What luck we have to find this amazing therapist! He is loaded with great and helpful ideas to help our son move forward in his development. The challenge with these new ideas is they need to be rolled out slowly over time. The therapist suggest that we roll out a new expectation each month while continuing with the latest expectations.
So last month our new expectation is that our son reached out to a friend for a social hangout. While the social component continues, we are adding a physical component to his routine this month. We are giving him a choice (sort of) he can choose to run, hike, or walk at least two or three times a week for a minimum for 20 minutes.
Yesterday was the first day of implementing the physical part. How did that work out for our son? Not well in the beginning!
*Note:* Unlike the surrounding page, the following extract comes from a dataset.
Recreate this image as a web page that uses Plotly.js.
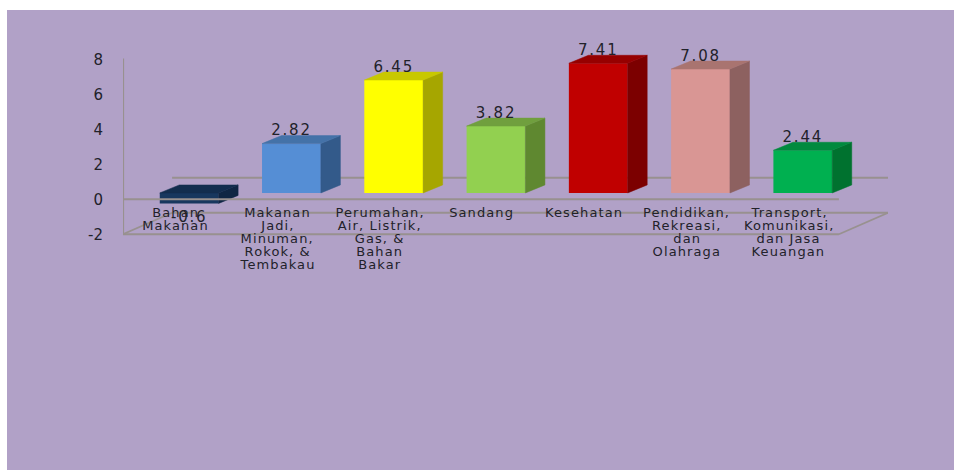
<!DOCTYPE html>
<html>
<head>
<meta charset="utf-8">
<script src="https://cdn.plot.ly/plotly-3.0.1.min.js"></script>
<style>
html,body{margin:0;padding:0;background:#fff;overflow:hidden}
#chart{position:absolute;left:7px;top:10px;width:947px;height:460px}
#chart .annotation text{letter-spacing:1.1px}
#chart .textpoint text{letter-spacing:1.8px}
</style>
</head>
<body>
<div id="chart"></div>
<script>
var categoryLines = [
  ["Bahan", "Makanan"],
  ["Makanan", "Jadi,", "Minuman,", "Rokok, &", "Tembakau"],
  ["Perumahan,", "Air, Listrik,", "Gas, &", "Bahan", "Bakar"],
  ["Sandang"],
  ["Kesehatan"],
  ["Pendidikan,", "Rekreasi,", "dan", "Olahraga"],
  ["Transport,", "Komunikasi,", "dan Jasa", "Keuangan"]
];
var values = [-0.6, 2.82, 6.45, 3.82, 7.41, 7.08, 2.44];
var frontColors = ["#17375E", "#558ED5", "#FFFF00", "#92D050", "#C00000", "#D99694", "#00B050"];
var topColors   = ["#122D4E", "#4472A8", "#C8C800", "#709F3E", "#960000", "#A97470", "#008A3E"];
var sideColors  = ["#0F2644", "#335A8A", "#A6A600", "#5F8830", "#7C0000", "#8D6160", "#00722F"];
var yTicks = [-2, 0, 2, 4, 6, 8];
var yTickText = ["-2", "0", "2", "4", "6", "8"];

/* oblique projection, in axis units */
var wallDx = 0.48, wallDy = 1.229;
var barShiftX = 0.147, barShiftY = 0.36, barWidth = 0.575, barDepthX = 0.191, barDepthY = 0.457;
var lineColor = "#98918F", textColor = "#22222A";
var font = "DejaVu Sans, Verdana, sans-serif";

var xs = values.map(function (v, i) { return i + barShiftX; });
var traces = [{
  type: "bar", x: xs, y: values, base: barShiftY, width: barWidth,
  marker: { color: frontColors, line: { width: 0 } },
  hoverinfo: "skip", showlegend: false
}];

values.forEach(function (v, i) {
  var xl = xs[i] - barWidth / 2, xr = xs[i] + barWidth / 2;
  var top = Math.max(v, 0) + barShiftY, bottom = Math.min(v, 0) + barShiftY;
  traces.push({
    type: "scatter", mode: "lines", fill: "toself", fillcolor: sideColors[i],
    line: { width: 0.5, color: sideColors[i] }, hoverinfo: "skip", showlegend: false,
    x: [xr, xr + barDepthX, xr + barDepthX, xr, xr],
    y: [bottom, bottom + barDepthY, top + barDepthY, top, bottom]
  });
  traces.push({
    type: "scatter", mode: "lines", fill: "toself", fillcolor: topColors[i],
    line: { width: 0.5, color: topColors[i] }, hoverinfo: "skip", showlegend: false,
    x: [xl, xl + barDepthX, xr + barDepthX, xr, xl],
    y: [top, top + barDepthY, top + barDepthY, top, top]
  });
});

traces.push({
  type: "scatter", mode: "text", x: xs,
  y: values.map(function (v) { return v >= 0 ? v + barShiftY + 0.7 : v + barShiftY - 0.86; }),
  text: values.map(String), textposition: "middle center", cliponaxis: false,
  textfont: { family: font, size: 15, color: textColor },
  hoverinfo: "skip", showlegend: false
});

function seg(x0, y0, x1, y1, layer, width) {
  return { type: "line", xref: "x", yref: "y", x0: x0, y0: y0, x1: x1, y1: y1, layer: layer,
           line: { color: lineColor, width: width || 1.8 } };
}
var xa = -0.5, xb = values.length - 0.5;
var shapes = [
  seg(xa, -2, xa, 8.05, "below", 2.2),
  seg(xa + wallDx, wallDy, xb + wallDx, wallDy, "below"),
  seg(xa + wallDx, wallDy - 2, xb + wallDx, wallDy - 2, "below"),
  seg(xa, -2, xb, -2, "below"),
  seg(xa, -2, xa + wallDx, wallDy - 2, "below"),
  seg(xb, -2, xb + wallDx, wallDy - 2, "below"),
  seg(xa, 0, xb, 0, "above")
];

var firstLineY = -0.77, lineStep = 13 / 17.5;
var annotations = [];
categoryLines.forEach(function (lines, i) {
  lines.forEach(function (txt, n) {
    annotations.push({
      xref: "x", yref: "y", x: i + 0.01, y: firstLineY - n * lineStep, text: txt,
      showarrow: false, xanchor: "center", yanchor: "middle", borderpad: 0,
      font: { family: font, size: 13, color: textColor }
    });
  });
});

Plotly.newPlot("chart", traces, {
  width: 947, height: 460,
  paper_bgcolor: "#B1A1C7", plot_bgcolor: "rgba(0,0,0,0)",
  margin: { l: 116, r: 66, t: 22.75, b: 192.25, pad: 0 },
  showlegend: false, hovermode: false, barmode: "overlay",
  xaxis: { type: "linear", range: [xa, xb + wallDx], visible: false, fixedrange: true },
  yaxis: {
    range: [-4.5, 9.5], tickmode: "array", tickvals: yTicks, ticktext: yTickText,
    showgrid: false, zeroline: false, showline: false,
    ticks: "", ticklabelstandoff: 19, fixedrange: true,
    tickfont: { family: font, size: 15, color: textColor }
  },
  shapes: shapes, annotations: annotations
}, { displayModeBar: false, staticPlot: true });
</script>
</body>
</html>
He did not want to do any of it at all! I had to stand firm and remind him that not choosing is not a choice. So, we live in an area of hills, so I took him to the top. I pulled the car over and told him to get out of the car and walk home. He was so angry that he said,”Be prepared for me never to talk to you again.” Well,that didn’t last long.
In conjunction with rolling out new expectations, the therapist wants to make sure our son is making a connection to us via projects and not entertainment. The idea is not to just watch to a movie and think that he is connecting. The idea to work together on project type activities that will illicit conversation and team work. I try to have our son help in the kitchen. He is a little foodie and loves to eat good food. The part is do able. The addition to that is to check-in with our son and see if he is connecting to us. Well, this is going to take work put it that way:(. But Rome was not built in a day. When we say, “Hey, I love cooking with you.” His reply,”I love our dog.” Like I said Rome wasn’t built in a day.
The most important part for us as parents is to continue to push him forward in order for him to have a full and prosperous life in the future. In addition, it is important for us as parents to stand firm when he tries to push back.